WHAT TO DO: Give back every line exactly as it appears, pictures excluded.

DATA SHOWN:
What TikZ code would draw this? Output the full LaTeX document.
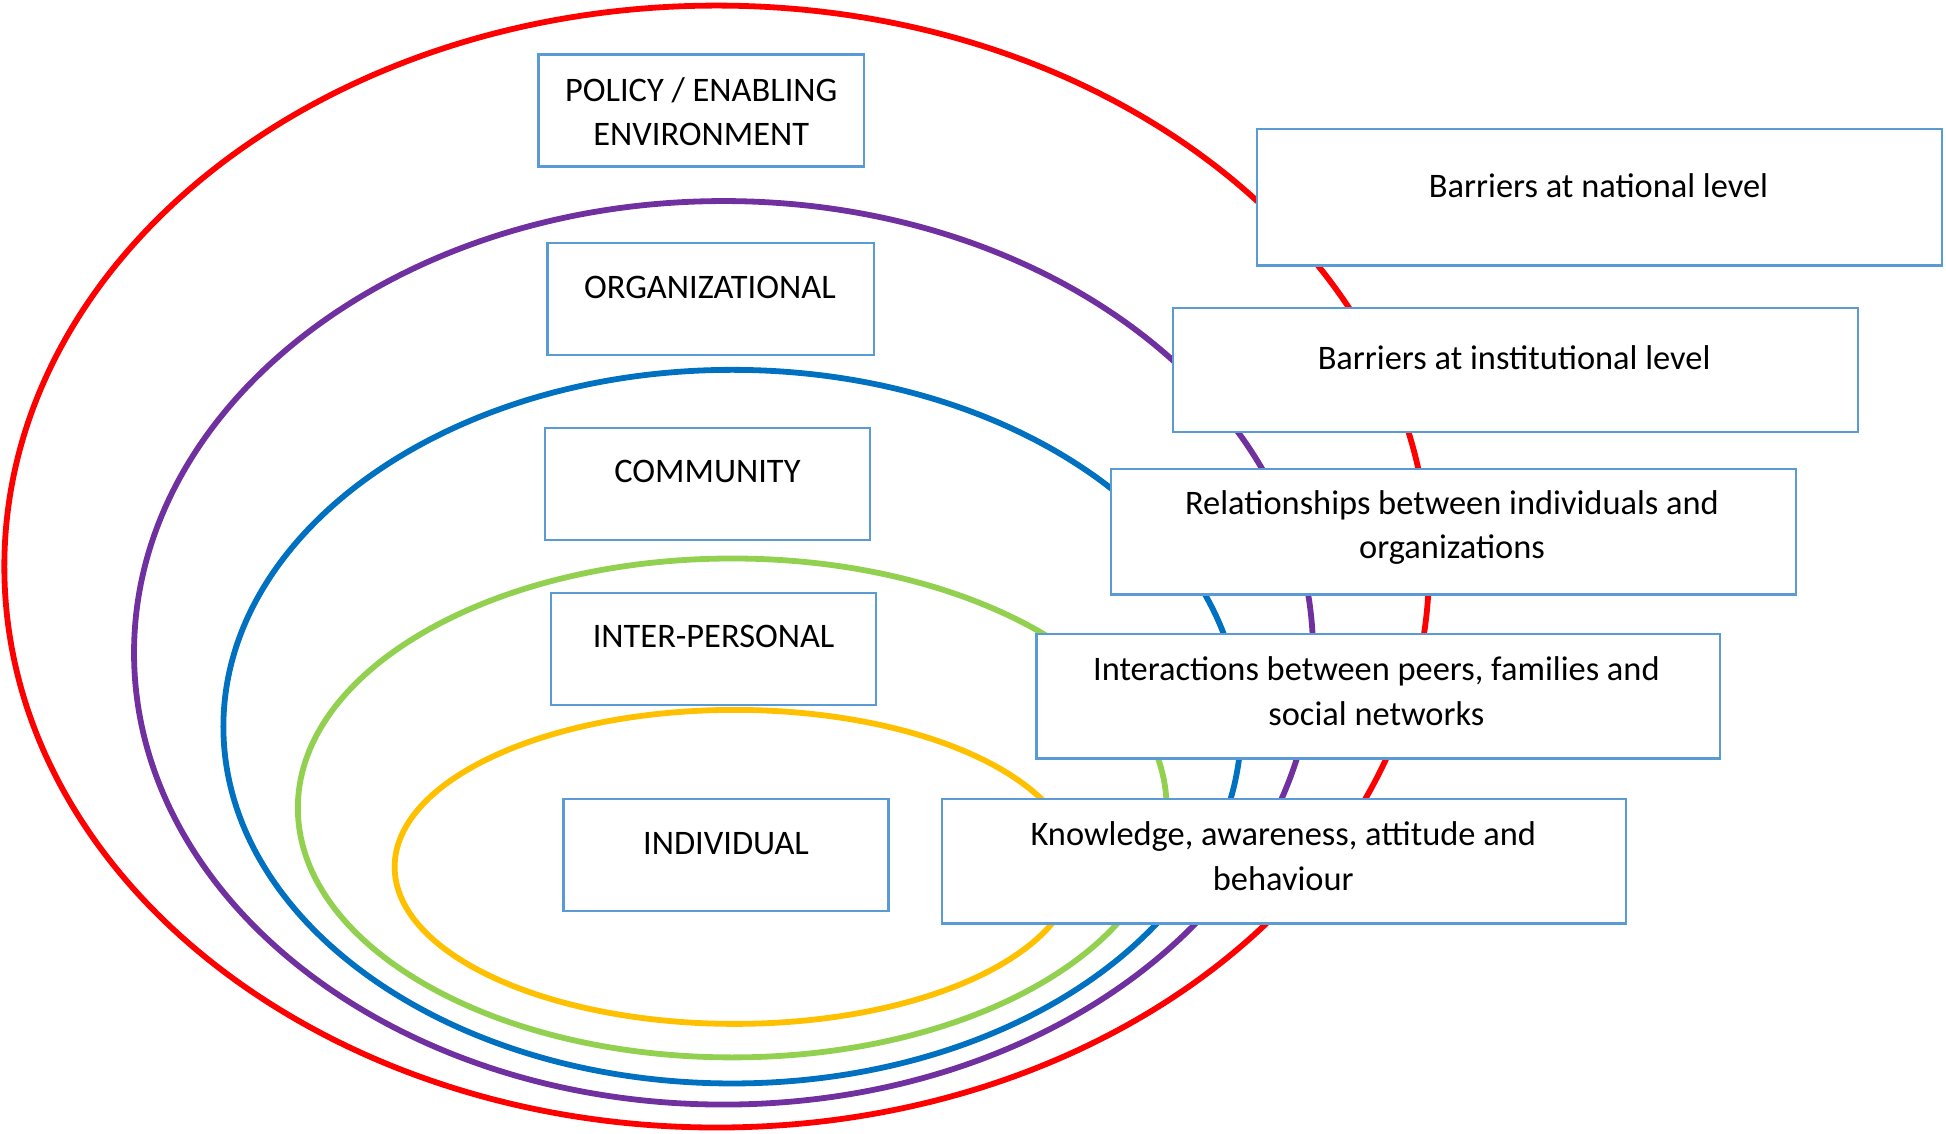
\documentclass[tikz,border=0pt]{standalone}
\usepackage{fontspec}
\setmainfont{Carlito}
\usetikzlibrary{fit}
\definecolor{boxblue}{HTML}{5B9BD5}
\definecolor{cRed}{HTML}{FF0000}
\definecolor{cPurple}{HTML}{7030A0}
\definecolor{cBlue}{HTML}{0070C0}
\definecolor{cGreen}{HTML}{92D050}
\definecolor{cYellow}{HTML}{FFC000}
\begin{document}
\begin{tikzpicture}[x=0.6205pt,y=-0.6205pt,
  ring/.style={line width=2.9pt},
  box/.style={draw=boxblue,line width=1.2pt,fill=white,inner sep=0pt,rectangle},
  lbl/.style={font=\fontsize{17.2pt}{22.3pt}\selectfont,align=center,inner sep=0pt,anchor=center}]
\useasboundingbox (0,0) rectangle (1568,913);
% rings
\draw[ring,cRed] (577.5,456.5) ellipse [x radius=574, y radius=452];
\draw[ring,cPurple] (583,526) ellipse [x radius=475, y radius=364];
\draw[ring,cBlue] (590,585.5) ellipse [x radius=410, y radius=287.5];
\draw[ring,cGreen] (590,651) ellipse [x radius=350, y radius=201];
\draw[ring,cYellow] (592,698.5) ellipse [x radius=274, y radius=126.5];
% left boxes
\node[box,fit={(434,44) (696,134)}] (pol) {};
\node[lbl] (polt) at (565,90) {POLICY / ENABLING\\ENVIRONMENT};
\node[box,fit={(441,196) (704,286)}] (org) {};
\node[lbl] (orgt) at (572,232) {ORGANIZATIONAL};
\node[box,fit={(439,345) (701,435)}] (com) {};
\node[lbl] (comt) at (570,380) {COMMUNITY};
\node[box,fit={(444,478) (706,568)}] (int) {};
\node[lbl] (intt) at (575,513) {INTER-PERSONAL};
\node[box,fit={(454,644) (716,734)}] (ind) {};
\node[lbl] (indt) at (585,680) {INDIVIDUAL};
% right boxes
\node[box,fit={(1013,104) (1565,214)}] (nat) {};
\node[lbl] (natt) at (1288,150) {Barriers at national level};
\node[box,fit={(945,248) (1497,348)}] (ins) {};
\node[lbl] (inst) at (1220,288) {Barriers at institutional level};
\node[box,fit={(895,378) (1447,479)}] (rel) {};
\node[lbl] (relt) at (1170,425) {Relationships between individuals and\\organizations};
\node[box,fit={(835,511) (1386,611)}] (itr) {};
\node[lbl] (itrt) at (1109,557) {Interactions between peers, families and\\social networks};
\node[box,fit={(759,644) (1310,744)}] (kno) {};
\node[lbl] (knot) at (1034,690) {Knowledge, awareness, attitude and\\behaviour};
\end{tikzpicture}
\end{document}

FULL SOLUTION:
What TikZ code would draw this? Output the full LaTeX document.
\documentclass[tikz,border=0pt]{standalone}
\usepackage{fontspec}
\setmainfont{Carlito}
\usetikzlibrary{fit}
\definecolor{boxblue}{HTML}{5B9BD5}
\definecolor{cRed}{HTML}{FF0000}
\definecolor{cPurple}{HTML}{7030A0}
\definecolor{cBlue}{HTML}{0070C0}
\definecolor{cGreen}{HTML}{92D050}
\definecolor{cYellow}{HTML}{FFC000}
\begin{document}
\begin{tikzpicture}[x=0.6205pt,y=-0.6205pt,
  ring/.style={line width=2.9pt},
  box/.style={draw=boxblue,line width=1.2pt,fill=white,inner sep=0pt,rectangle},
  lbl/.style={font=\fontsize{17.2pt}{22.3pt}\selectfont,align=center,inner sep=0pt,anchor=center}]
\useasboundingbox (0,0) rectangle (1568,913);
% rings
\draw[ring,cRed] (577.5,456.5) ellipse [x radius=574, y radius=452];
\draw[ring,cPurple] (583,526) ellipse [x radius=475, y radius=364];
\draw[ring,cBlue] (590,585.5) ellipse [x radius=410, y radius=287.5];
\draw[ring,cGreen] (590,651) ellipse [x radius=350, y radius=201];
\draw[ring,cYellow] (592,698.5) ellipse [x radius=274, y radius=126.5];
% left boxes
\node[box,fit={(434,44) (696,134)}] (pol) {};
\node[lbl] (polt) at (565,90) {POLICY / ENABLING\\ENVIRONMENT};
\node[box,fit={(441,196) (704,286)}] (org) {};
\node[lbl] (orgt) at (572,232) {ORGANIZATIONAL};
\node[box,fit={(439,345) (701,435)}] (com) {};
\node[lbl] (comt) at (570,380) {COMMUNITY};
\node[box,fit={(444,478) (706,568)}] (int) {};
\node[lbl] (intt) at (575,513) {INTER-PERSONAL};
\node[box,fit={(454,644) (716,734)}] (ind) {};
\node[lbl] (indt) at (585,680) {INDIVIDUAL};
% right boxes
\node[box,fit={(1013,104) (1565,214)}] (nat) {};
\node[lbl] (natt) at (1288,150) {Barriers at national level};
\node[box,fit={(945,248) (1497,348)}] (ins) {};
\node[lbl] (inst) at (1220,288) {Barriers at institutional level};
\node[box,fit={(895,378) (1447,479)}] (rel) {};
\node[lbl] (relt) at (1170,425) {Relationships between individuals and\\organizations};
\node[box,fit={(835,511) (1386,611)}] (itr) {};
\node[lbl] (itrt) at (1109,557) {Interactions between peers, families and\\social networks};
\node[box,fit={(759,644) (1310,744)}] (kno) {};
\node[lbl] (knot) at (1034,690) {Knowledge, awareness, attitude and\\behaviour};
\end{tikzpicture}
\end{document}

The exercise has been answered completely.